AIM OF THE EXERCISE — Print only the lines from the top of the data through the line with "[edgeblue, line width=0.75pt]", both included, skipping every picture.

MATERIAL PROVIDED —
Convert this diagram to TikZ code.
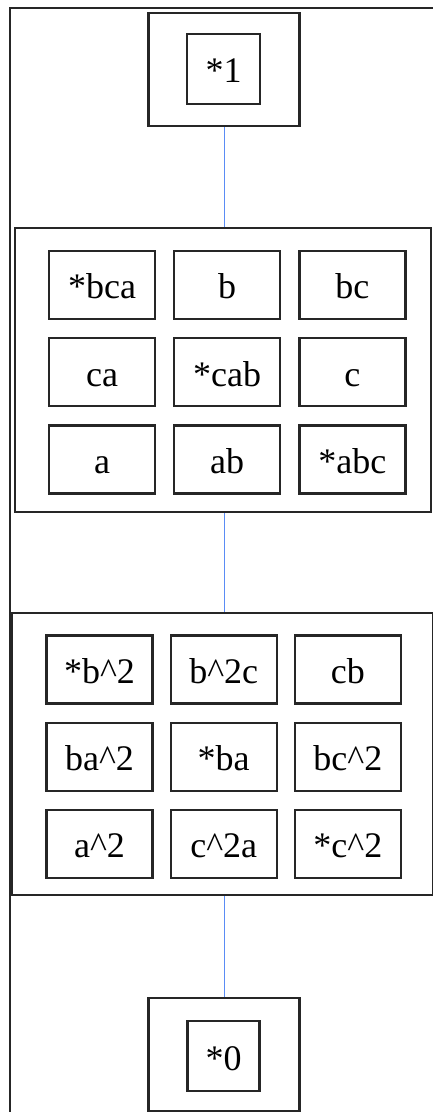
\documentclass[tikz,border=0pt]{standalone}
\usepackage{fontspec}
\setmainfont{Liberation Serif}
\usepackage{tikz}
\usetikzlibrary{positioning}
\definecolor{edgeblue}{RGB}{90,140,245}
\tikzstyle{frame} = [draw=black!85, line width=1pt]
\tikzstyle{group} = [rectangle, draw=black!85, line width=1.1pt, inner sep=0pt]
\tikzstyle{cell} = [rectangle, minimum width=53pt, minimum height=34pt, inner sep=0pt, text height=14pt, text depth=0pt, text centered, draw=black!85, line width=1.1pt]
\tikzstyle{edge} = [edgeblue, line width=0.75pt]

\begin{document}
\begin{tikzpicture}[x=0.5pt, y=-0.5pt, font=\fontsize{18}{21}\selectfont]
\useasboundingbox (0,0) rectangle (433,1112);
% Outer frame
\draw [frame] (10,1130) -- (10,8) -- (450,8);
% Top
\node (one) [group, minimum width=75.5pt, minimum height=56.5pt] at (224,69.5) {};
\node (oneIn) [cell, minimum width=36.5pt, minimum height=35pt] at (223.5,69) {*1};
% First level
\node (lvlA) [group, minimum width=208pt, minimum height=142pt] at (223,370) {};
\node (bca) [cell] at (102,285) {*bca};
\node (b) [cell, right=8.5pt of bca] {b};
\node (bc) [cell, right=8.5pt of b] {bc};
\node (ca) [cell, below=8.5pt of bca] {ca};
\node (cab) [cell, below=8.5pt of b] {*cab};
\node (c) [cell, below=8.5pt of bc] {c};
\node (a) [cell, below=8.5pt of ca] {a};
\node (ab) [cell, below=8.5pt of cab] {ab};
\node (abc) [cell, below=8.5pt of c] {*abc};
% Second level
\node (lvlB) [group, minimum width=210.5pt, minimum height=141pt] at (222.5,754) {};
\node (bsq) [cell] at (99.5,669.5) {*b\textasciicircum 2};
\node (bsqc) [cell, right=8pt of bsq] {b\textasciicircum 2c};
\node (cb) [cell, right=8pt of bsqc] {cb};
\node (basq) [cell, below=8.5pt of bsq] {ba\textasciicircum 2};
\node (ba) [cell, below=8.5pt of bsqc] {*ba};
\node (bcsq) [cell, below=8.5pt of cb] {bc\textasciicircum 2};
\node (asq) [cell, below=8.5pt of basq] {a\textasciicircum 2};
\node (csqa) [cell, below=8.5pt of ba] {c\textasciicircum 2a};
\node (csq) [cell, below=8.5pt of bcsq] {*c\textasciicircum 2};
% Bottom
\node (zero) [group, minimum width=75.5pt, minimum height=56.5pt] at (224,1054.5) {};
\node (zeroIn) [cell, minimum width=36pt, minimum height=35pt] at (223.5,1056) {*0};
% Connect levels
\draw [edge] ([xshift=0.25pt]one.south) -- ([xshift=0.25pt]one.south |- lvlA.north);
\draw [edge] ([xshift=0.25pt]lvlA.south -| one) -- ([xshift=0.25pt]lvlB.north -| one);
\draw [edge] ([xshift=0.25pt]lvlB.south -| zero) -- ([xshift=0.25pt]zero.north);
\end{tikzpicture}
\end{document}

EXERCISE ANSWER —
Convert this diagram to TikZ code.
\documentclass[tikz,border=0pt]{standalone}
\usepackage{fontspec}
\setmainfont{Liberation Serif}
\usepackage{tikz}
\usetikzlibrary{positioning}
\definecolor{edgeblue}{RGB}{90,140,245}
\tikzstyle{frame} = [draw=black!85, line width=1pt]
\tikzstyle{group} = [rectangle, draw=black!85, line width=1.1pt, inner sep=0pt]
\tikzstyle{cell} = [rectangle, minimum width=53pt, minimum height=34pt, inner sep=0pt, text height=14pt, text depth=0pt, text centered, draw=black!85, line width=1.1pt]
\tikzstyle{edge} = [edgeblue, line width=0.75pt]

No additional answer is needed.